Zaima, an alumnus of the university, helped put UCLA women's tennis on the map, leading the squad to a 58-11 record in his first five years as head coach from 1972-76. He also led UCLA to its first conference title — in the Southern California Women's Intercollegiate Athletic Conference — in 1976. He left his head coaching role following the 1976 season to head up UCLA's Sunset Canyon Recreation Center, where he served as director from 1977-86.
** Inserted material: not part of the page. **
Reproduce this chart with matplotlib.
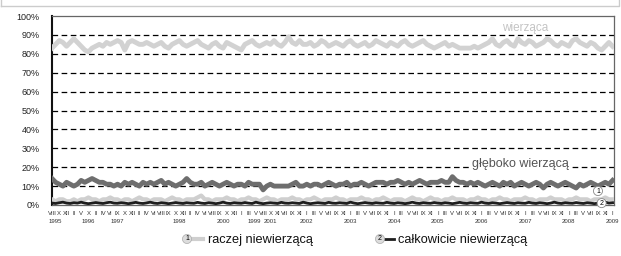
import matplotlib
matplotlib.use("Agg")
import matplotlib.pyplot as plt
from matplotlib.lines import Line2D
import numpy as np

plt.rcParams["font.family"] = ["Liberation Sans", "DejaVu Sans"]

# survey waves (categorical axis), values in %
wierzaca = [
    83, 85, 87, 86, 84, 86, 88, 86, 84, 82,
    81, 83, 84, 85, 84, 86, 85, 86, 87, 86,
    82, 86, 87, 86, 85, 85, 86, 85, 84, 85,
    86, 84, 83, 85, 86, 87, 85, 84, 85, 86,
    87, 85, 84, 83, 85, 86, 84, 83, 86, 85,
    84, 83, 82, 85, 86, 87, 85, 84, 85, 86,
    85, 87, 85, 84, 86, 89, 86, 85, 87, 85,
    85, 86, 84, 85, 87, 86, 84, 85, 86, 85,
    84, 86, 87, 85, 84, 85, 86, 84, 85, 87,
    86, 85, 84, 86, 85, 84, 86, 87, 85, 84,
    85, 86, 87, 85, 84, 83, 84, 85, 86, 84,
    85, 84, 83, 83, 83, 83, 84, 83, 84, 85,
    86, 88, 85, 84, 86, 87, 85, 84, 88, 86,
    85, 87, 86, 84, 85, 86, 88, 87, 85, 84,
    86, 85, 84, 87, 88, 86, 85, 84, 86, 85,
    83, 82, 84, 86, 84,
]
gleboko = [
    14, 12, 11, 10, 12, 11, 10, 11, 13, 12,
    13, 14, 13, 12, 12, 11, 11, 10, 11, 10,
    12, 11, 12, 11, 10, 12, 11, 12, 11, 12,
    13, 11, 12, 11, 10, 11, 12, 14, 12, 11,
    11, 12, 10, 11, 12, 11, 10, 11, 12, 11,
    10, 11, 11, 10, 12, 11, 11, 11, 8, 10,
    11, 10, 10, 10, 10, 10, 11, 12, 10, 10,
    11, 10, 11, 11, 10, 11, 12, 11, 10, 11,
    11, 12, 10, 11, 11, 12, 11, 10, 11, 12,
    12, 12, 11, 12, 12, 13, 12, 11, 12, 11,
    12, 13, 12, 11, 12, 12, 12, 13, 12, 12,
    15, 13, 12, 12, 11, 12, 11, 12, 11, 10,
    11, 12, 11, 10, 12, 11, 12, 10, 11, 12,
    11, 10, 11, 12, 11, 9, 11, 12, 11, 10,
    11, 12, 11, 10, 9, 11, 10, 11, 12, 11,
    10, 11, 12, 11, 13,
]
raczej = [
    3, 2, 3, 3, 2, 2, 3, 2, 3, 3,
    4, 3, 3, 2, 3, 3, 4, 3, 3, 2,
    3, 3, 2, 3, 4, 3, 3, 2, 3, 3,
    3, 2, 3, 4, 3, 3, 2, 3, 3, 3,
    4, 5, 3, 3, 2, 3, 3, 3, 4, 3,
    3, 2, 3, 3, 4, 3, 3, 2, 3, 4,
    3, 3, 2, 3, 3, 3, 4, 3, 3, 2,
    3, 3, 4, 3, 2, 3, 3, 3, 4, 3,
    3, 2, 3, 3, 3, 4, 3, 3, 2, 3,
    3, 4, 3, 2, 3, 3, 3, 2, 3, 4,
    3, 3, 2, 3, 4, 3, 3, 2, 3, 3,
    4, 3, 3, 3, 2, 3, 3, 4, 3, 3,
    2, 3, 3, 4, 3, 3, 2, 3, 3, 3,
    4, 3, 3, 2, 3, 3, 3, 4, 3, 3,
    3, 2, 3, 3, 4, 3, 3, 3, 2, 3,
    3, 3, 4, 3, 3,
]
calkowicie = [
    1.0, 0.8, 1.2, 1.5, 1.0, 0.8, 1.2, 1.0, 1.5, 1.0,
    0.7, 1.0, 1.3, 1.0, 0.8, 1.2, 1.5, 1.0, 0.9, 1.2,
    1.0, 0.7, 1.0, 1.4, 1.0, 0.8, 1.1, 1.5, 1.0, 0.8,
    1.2, 1.0, 0.7, 1.0, 1.3, 1.0, 0.8, 1.2, 1.0, 0.9,
    1.4, 1.0, 0.8, 1.2, 1.0, 0.7, 1.0, 1.5, 1.0, 0.8,
    1.2, 1.0, 0.9, 1.3, 1.0, 0.8, 1.5, 1.0, 0.7, 1.0,
    1.2, 1.0, 0.8, 1.4, 1.0, 0.9, 1.2, 1.0, 0.8, 1.5,
    1.0, 0.7, 1.0, 1.2, 1.0, 0.8, 1.4, 1.0, 0.9, 1.2,
    1.0, 0.8, 1.5, 1.0, 0.7, 1.0, 1.3, 1.0, 0.8, 1.2,
    1.0, 0.9, 1.4, 1.0, 0.8, 1.2, 1.0, 0.7, 1.0, 1.5,
    1.0, 0.8, 1.2, 1.0, 0.9, 1.3, 1.0, 0.8, 1.2, 1.0,
    0.7, 1.0, 1.4, 1.0, 0.8, 1.2, 1.0, 0.9, 1.5, 1.0,
    0.8, 1.2, 1.0, 0.7, 1.0, 1.3, 1.0, 0.8, 1.2, 1.0,
    0.9, 1.4, 1.0, 0.8, 1.2, 1.0, 0.7, 1.0, 1.5, 1.0,
    0.8, 1.2, 1.0, 0.9, 1.3, 1.0, 0.8, 1.2, 1.0, 0.7,
    1.0, 1.2, 1.5, 1.0, 1.2,
]

early_months = ["VIII", "X", "XII", "II", "V", "X", "II", "IV", "VI", "IX",
                "X", "XII", "II", "IV", "VI", "VIII", "IX", "X", "XII", "II",
                "IV", "VI", "VIII", "IX", "X", "XII", "I", "III", "V", "VIII",
                "X", "XI", "VII", "IX", "XI"]
late_months = ["I", "III", "V", "VII", "IX", "XI"]
year_labels = ["1995", "1996", "1997", "1998", "2000", "1999", "2001",
               "2002", "2003", "2004", "2005", "2006", "2007", "2008", "2009"]
year_idx = [1, 10, 18, 35, 47, 55.6, 60.0, 70, 82, 94, 106, 118, 130, 142, 154]

n = len(wierzaca)
x = np.arange(n)

fig = plt.figure(figsize=(6.21, 2.56), dpi=100)
ax = fig.add_axes([52 / 621, 51 / 256, 562 / 621, 189 / 256])

ax.set_ylim(0, 100)
ax.set_xlim(0, n - 1 + 0.4)
ax.set_yticks(np.arange(0, 101, 10))
ax.set_yticklabels([f"{v}%" for v in range(0, 101, 10)], fontsize=6.5, color="#222")
for v in range(10, 100, 10):
    ax.axhline(v, color="black", lw=0.9, ls=(0, (4.5, 2.8)), zorder=1)

ax.plot(x, wierzaca, color="#d2d2d2", lw=3.5, zorder=3)
ax.plot(x, gleboko, color="#6e6e6e", lw=3.5, zorder=3)
ax.plot(x, raczej, color="#cfcfcf", lw=3, zorder=3)
ax.plot(x, calkowicie, color="#1e1e1e", lw=2, zorder=4)

months = early_months + late_months * 8
ticks = np.arange(0, n, 2)
months = months[:len(ticks)]
ax.set_xticks(ticks)
ax.set_xticklabels(months, fontsize=4.3, color="#333")
ax.tick_params(axis="both", length=0)
ax.tick_params(axis="x", pad=4)
ax.tick_params(axis="y", pad=9)

for lab, xi in zip(year_labels, year_idx):
    ax.text(xi, -7.3, lab, fontsize=4.3, color="#333", ha="center", va="top",
            transform=ax.transData, clip_on=False)

for s in ["top", "right", "bottom"]:
    ax.spines[s].set_color("#666")
    ax.spines[s].set_linewidth(0.9)
ax.spines["left"].set_color("#111")
ax.spines["left"].set_linewidth(1.5)

ax.text(129.9, 93.6, "wierząca", fontsize=8.5, color="#c4c4c4",
        ha="center", va="center", zorder=5)
ax.text(128.6, 21.5, "głęboko wierzącą", fontsize=9, color="#555",
        ha="center", va="center", zorder=5,
        bbox=dict(boxstyle="square,pad=0.15", fc="white", ec="none"))

circ = dict(boxstyle="circle,pad=0.15", fc="white", ec="#888", lw=0.6)
ax.text(150, 7.4, "1", fontsize=5, ha="center", va="center", zorder=6, bbox=circ)
ax.text(151, 1.0, "2", fontsize=5, ha="center", va="center", zorder=6, bbox=circ)

# legend drawn by hand
ly = 1 - 239 / 256
lcirc = dict(boxstyle="circle,pad=0.15", fc="#dcdcdc", ec="#aaa", lw=0.5)
fig.text(187 / 621, ly, "1", fontsize=5, ha="center", va="center", bbox=lcirc)
fig.add_artist(Line2D([192 / 621, 203 / 621], [ly, ly],
                      color="#cfcfcf", lw=3, transform=fig.transFigure))
fig.text(208 / 621, ly - 0.004, "raczej niewierzącą", fontsize=9.2,
         ha="left", va="center", color="#111")
fig.text(380 / 621, ly, "2", fontsize=5, ha="center", va="center", bbox=lcirc)
fig.add_artist(Line2D([385 / 621, 394 / 621], [ly, ly],
                      color="#1e1e1e", lw=2, transform=fig.transFigure))
fig.text(398 / 621, ly - 0.004, "całkowicie niewierzącą", fontsize=9.2,
         ha="left", va="center", color="#111")

# edge of the box above (cropped)
top = 1 - 6 / 256
fig.add_artist(Line2D([1 / 621, 619 / 621, 619 / 621], [top, top, 1],
                      color="#cccccc", lw=1, transform=fig.transFigure))
fig.add_artist(Line2D([1 / 621, 1 / 621], [top, 1],
                      color="#cccccc", lw=1, transform=fig.transFigure))

fig.savefig("out.png", dpi=100)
During his time at Sunset Canyon, Zaima served as senior assistant coach for the women's tennis program under then-head coach Gayle Godwin. The two coaches had tremendous success together, helping the team to its first national championship in 1981 in the Association for Intercollegiate Athletics for Women (AIAW), followed by an NCAA runner-up finish in 1982. Godwin and Zaima also led the Bruins to a banner year in 1982, as the NCAA doubles final was an all-UCLA affair, with Heather Ludloff and Lynn Lewis beating teammates Kathy O'Brien and Helena Manset.

"My heart is heavy at the loss of one of the all-time great women's tennis coaches," said Kathrin Keil-Sieberth, who played No. 1 singles on the 1981 AIAW championship team. "Bill had such a profound impact on me not only as a player, but as a person. The lessons I learned from him are ones that I value and use today and also try to impart on my own children as a mom. It was my great honor and privilege to play for him as a UCLA Bruin and I will cherish all the wonderful memories we made."
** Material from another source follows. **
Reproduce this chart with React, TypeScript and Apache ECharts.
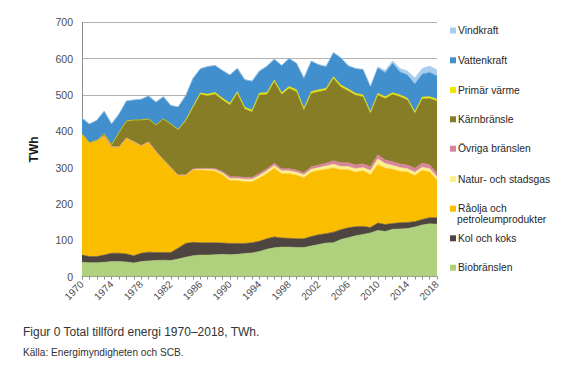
import React, { useEffect, useRef } from "react";
import * as echarts from "echarts";

const years: string[] = [];
for (let y = 1970; y <= 2018; y++) years.push(String(y));

const bioValues = [39,38,38,39,41,41,40,37,41,43,44,45,44,48,53,57,59,59,60,61,60,61,63,65,69,75,79,81,81,80,80,84,88,92,93,102,107,112,116,120,127,124,130,131,132,136,142,145,144];
const kolValues = [20,17,17,20,23,23,22,20,23,24,22,21,22,30,38,37,34,34,33,31,31,30,28,28,28,29,30,25,24,24,24,26,27,26,29,27,27,25,22,15,20,19,16,17,17,15,15,17,18];
const oljaValues = [333,313,319,328,293,292,319,314,296,303,278,255,234,201,188,199,200,199,197,188,173,173,170,168,174,179,189,177,178,175,168,177,177,177,177,165,160,150,153,145,161,155,149,141,139,127,135,126,104];
const gasValues = [0,0,0,0,0,0,0,0,0,0,0,0,0,0,0,1,2,3,4,5,6,6,7,7,7,8,8,8,8,8,8,8,8,9,10,9,9,10,9,12,16,13,11,11,9,9,9,9,8];
const ovrigaValues = [0,0,0,0,0,0,0,0,0,0,0,0,0,0,0,2,3,3,3,4,5,5,5,5,6,6,6,6,6,6,6,7,7,8,10,10,10,10,10,10,11,10,10,10,10,11,11,11,10];
const karnValues = [0,0,0,6,6,40,47,60,71,64,73,113,120,125,149,169,203,199,205,197,197,229,188,180,216,204,224,204,221,216,172,202,202,201,226,209,198,192,185,147,164,169,185,185,179,151,177,182,199];
const varmeValues = [0,0,0,0,0,0,0,0,0,0,0,0,0,1,2,3,4,5,5,5,5,5,5,5,5,5,5,5,5,5,5,5,5,5,5,5,5,5,5,5,5,5,5,5,5,5,5,5,5];
const vattenValues = [44,52,56,62,57,51,55,55,57,63,63,61,51,62,67,77,67,76,74,76,78,64,76,80,61,73,57,75,77,73,83,84,69,60,66,75,64,68,69,68,70,66,81,63,64,76,63,67,64];
const vindValues = [0,0,0,0,0,0,0,0,0,0,0,0,0,0,0,0,0,0,0,0,0,0,0,0,0,0,0,0.2,0.3,0.4,0.5,0.5,0.6,0.6,0.9,0.9,1,1.4,2,2.5,3.5,6.1,7.2,9.8,11.2,16.3,15.5,17.6,16.6];

const yTicks = [0, 100, 200, 300, 400, 500, 600, 700];

const seriesDefs = [
  { name: "Biobränslen", data: bioValues, color: "#afd07c" },
  { name: "Kol och koks", data: kolValues, color: "#4e4540" },
  { name: "Råolja och petroleumprodukter", data: oljaValues, color: "#fbbd00" },
  { name: "Natur- och stadsgas", data: gasValues, color: "#fcef8e" },
  { name: "Övriga bränslen", data: ovrigaValues, color: "#d9849f" },
  { name: "Kärnbränsle", data: karnValues, color: "#867d26" },
  { name: "Primär värme", data: varmeValues, color: "#eee600" },
  { name: "Vattenkraft", data: vattenValues, color: "#4190cd" },
  { name: "Vindkraft", data: vindValues, color: "#a9cdee" },
];

const legendCenters: Record<string, number> = {
  "Vindkraft": 30.5,
  "Vattenkraft": 60.3,
  "Primär värme": 90,
  "Kärnbränsle": 119.3,
  "Övriga bränslen": 148.7,
  "Natur- och stadsgas": 179,
  "Råolja och petroleumprodukter": 208.7,
  "Kol och koks": 238.3,
  "Biobränslen": 267.7,
};

const FONT = "'Liberation Sans', Arial, Helvetica, sans-serif";

export default function App() {
  const ref = useRef<HTMLDivElement>(null);
  useEffect(() => {
    document.body.style.margin = "0";
    if (!ref.current) return;
    const chart = echarts.init(ref.current, undefined, { renderer: "svg" });
    const legends = seriesDefs.map((s) => ({
      data: [s.name],
      orient: "vertical" as const,
      left: 450,
      top: legendCenters[s.name] - 6.5,
      padding: 0,
      itemWidth: 6,
      itemHeight: 6,
      icon: "rect",
      selectedMode: false,
      formatter: (n: string) => (n === "Råolja och petroleumprodukter" ? "Råolja och" : n),
      textStyle: {
        fontFamily: FONT,
        fontSize: 10.3,
        color: "#262626",
        lineHeight: 13,
        padding: [0, 0, 0, -3],
      },
    }));
    chart.setOption({
      animation: false,
      backgroundColor: "#ffffff",
      textStyle: { fontFamily: FONT },
      grid: { left: 82, top: 22.3, right: 134, bottom: 89.5, containLabel: false },
      legend: legends,
      xAxis: {
        type: "category",
        data: years,
        boundaryGap: false,
        axisLine: { show: true, lineStyle: { color: "#8c8c8c", width: 1 } },
        axisTick: { show: true, interval: 0, length: 3, lineStyle: { color: "#8c8c8c" } },
        axisLabel: {
          interval: 3,
          rotate: 45,
          fontFamily: FONT,
          fontSize: 10,
          color: "#4d4d4d",
          margin: 6,
        },
        splitLine: { show: false },
      },
      yAxis: {
        type: "value",
        min: yTicks[0],
        max: yTicks[yTicks.length - 1],
        interval: 100,
        name: "TWh",
        nameLocation: "middle",
        nameGap: 42,
        nameRotate: 90,
        nameTextStyle: { fontFamily: FONT, fontSize: 12, fontWeight: "bold", color: "#1a1a1a" },
        axisLine: { show: true, lineStyle: { color: "#8c8c8c", width: 1 } },
        axisTick: { show: false },
        axisLabel: { fontFamily: FONT, fontSize: 10.5, color: "#4d4d4d", margin: 9 },
        splitLine: { show: true, lineStyle: { color: "#b3b3b3", width: 1 } },
      },
      series: seriesDefs.map((s) => ({
        name: s.name,
        type: "line",
        stack: "total",
        data: s.data,
        symbol: "none",
        showSymbol: false,
        smooth: false,
        color: s.color,
        lineStyle: { width: 0.6, color: s.color },
        areaStyle: { color: s.color, opacity: 1 },
        emphasis: { disabled: true },
      })),
      graphic: [
        {
          type: "text",
          left: 457,
          top: 214,
          style: { text: "petroleumprodukter", fontFamily: FONT, fontSize: 10.3, fill: "#262626" },
        },
        {
          type: "text",
          left: 23,
          top: 326,
          style: {
            text: "Figur 0 Total tillförd energi 1970–2018, TWh.",
            fontFamily: FONT,
            fontSize: 12,
            fill: "#333333",
          },
        },
        {
          type: "text",
          left: 23,
          top: 347,
          style: { text: "Källa: Energimyndigheten och SCB.", fontFamily: FONT, fontSize: 10.1, fill: "#333333" },
        },
      ],
    });
    return () => chart.dispose();
  }, []);
  return <div ref={ref} style={{ position: "absolute", left: 0, top: 0, width: 571, height: 366 }} />;
}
Following the departure of Godwin during the 1986 season, Zaima began his second stint as head coach of the program, leading the Bruins once again from 1986-1996. He enjoyed even more success during his second time at the helm, helping UCLA to a pair of NCAA runner-up finishes in 1989 and 1991. In addition, Zaima was instrumental in helping UCLA to its second NCAA doubles title in 1988 when Sampras Webster and Allyson Cooper claimed the crown.

The 1995 season marked one of Zaima's crowning achievements, as junior Keri (Phebus) Olson would go on to sweep individual titles at the NCAA Championships. She is still the only Bruin player to win singles and doubles titles at the NCAAs.

"Bill Zaima was my advocate, my mentor, my coach, and my friend," said Olson. "He always made me feel like a champion (even on my worst days) and he always told me if I could imagine winning an NCAA championship, then I could achieve it. He had an unwavering belief in me that made me believe I could achieve anything I set my heart to. Heaven gained an angel, and Bill will be deeply missed by the Phebus family, the entire Bruin tennis family, and all who were incredibly blessed to know him."

Zaima retired from head coaching at the end of the 1996 season, paving the way for his protégé, Sampras Webster, to take over the program. Following a short time away from the courts, Zaima returned once again in 2000 to serve as Sampras Webster's volunteer assistant coach. He remained in that capacity until 2012.

With Zaima as volunteer assistant coach, UCLA would go on to win NCAA Championships in 2008, also notching three runner-up finishes in 2004, 2007 and 2012.  

In 16 seasons as head coach at UCLA, Zaima compiled a record of 245-90 (.731). In 1991 he was named Pac-12 Coach of the Year and was a finalist for ITCA National Coach of the Year honors.

Zaima graduated from UCLA in 1969 with a degree in political science. He earned a M.S. degree in recreational administration from Cal State Los Angeles. He is survived by his wife, Carole, who is also a UCLA graduate and was a longtime employee of the university.